Start-to-Finish: 1 hour 30 minutes (45 min prep time + 45 min bake time)
Recipe By: Betty Crocker's Cookbook
2 cups elbow macaroni
2 TBSP onion, finely grated
3 TBSP butter, divided
2 TBSP all-purpose flour
1 1/2 tsp salt, divided
1/2 tsp pepper, divided
2 cups milk
3 cups American cheese or cheddar cheese
4 mini loaves bread (small loaves approx 6 inches long. For a recipe to make your own mini loaves click here)
4 plastic skeletons
1. Preheat oven at 375°F.
2. Cook macaroni according to package directions; drain.

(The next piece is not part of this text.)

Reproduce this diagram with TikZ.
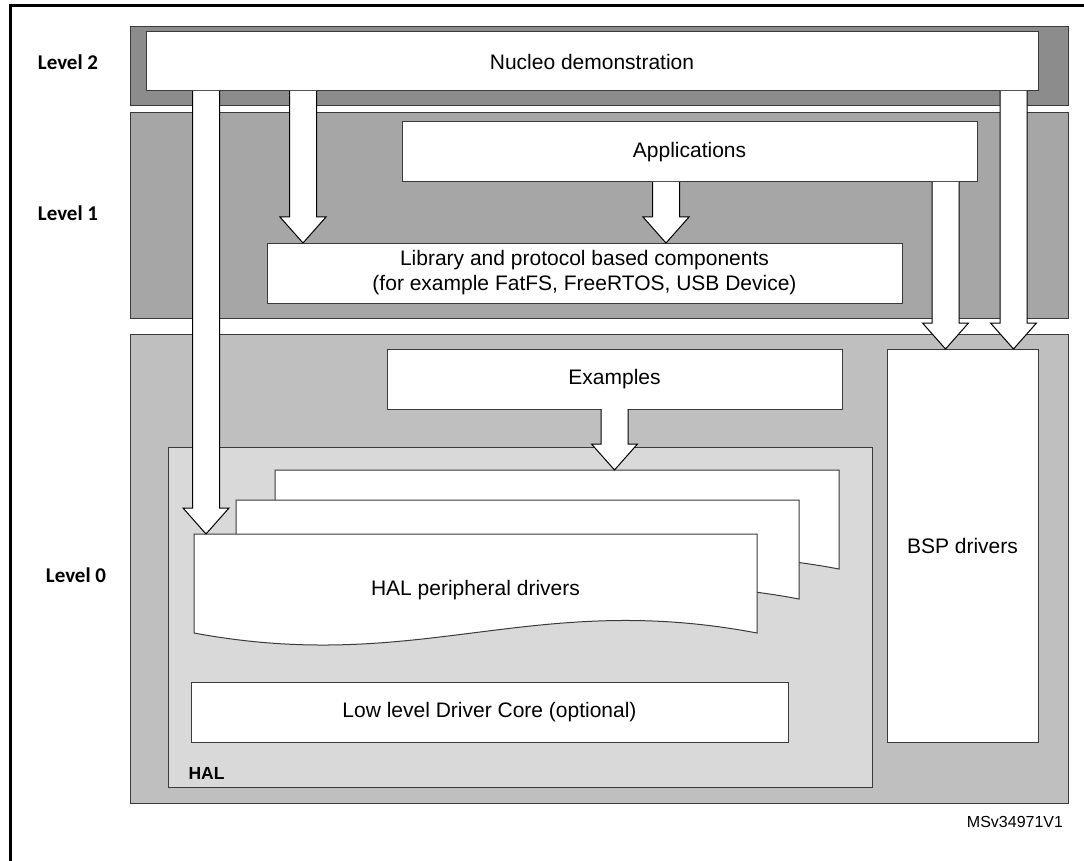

3. Grate or cube the cheese.
4. For the white sauce, in a small pot melt 2 TBSP butter.
5. Add the flour, 1/2 tsp salt, and 1/4 tsp pepper, whisking briskly.
6. Add milk; cook and stir till thickened and bubbly.
7. Cook and stir 1 to 2 minutes more.
8. Place half the cooked macaroni into an ungreased 2-quart casserole dish.
9. Sprinkle with half the grated onion, 1/2 tsp salt, 1/8 tsp pepper, and half the cheese.
10. Repeat with remaining macaroni, onion, salt, pepper, and cheese.
11. Pour your white sauce over the casserole.
12. Dot with 1 TBSP of butter.
13. Cover and bake 30 minutes.
14. Uncover and bake 15 minutes longer.
15. Meanwhile, cut the very top off you bread loaves and hollow out the bread on the inside to resemble a coffin and lid. (You can get quite close to the edge of the loaf because you want the "bread bowl" to be able to hold lots of macaroni and cheese.)
16. Spoon the macaroni and cheese into the bread loaf coffins and top with a plastic skeleton.
17. Serve of a bed of baby greens or with other green vegetables. (For a particularly gruesome effect a ketchup for blood.)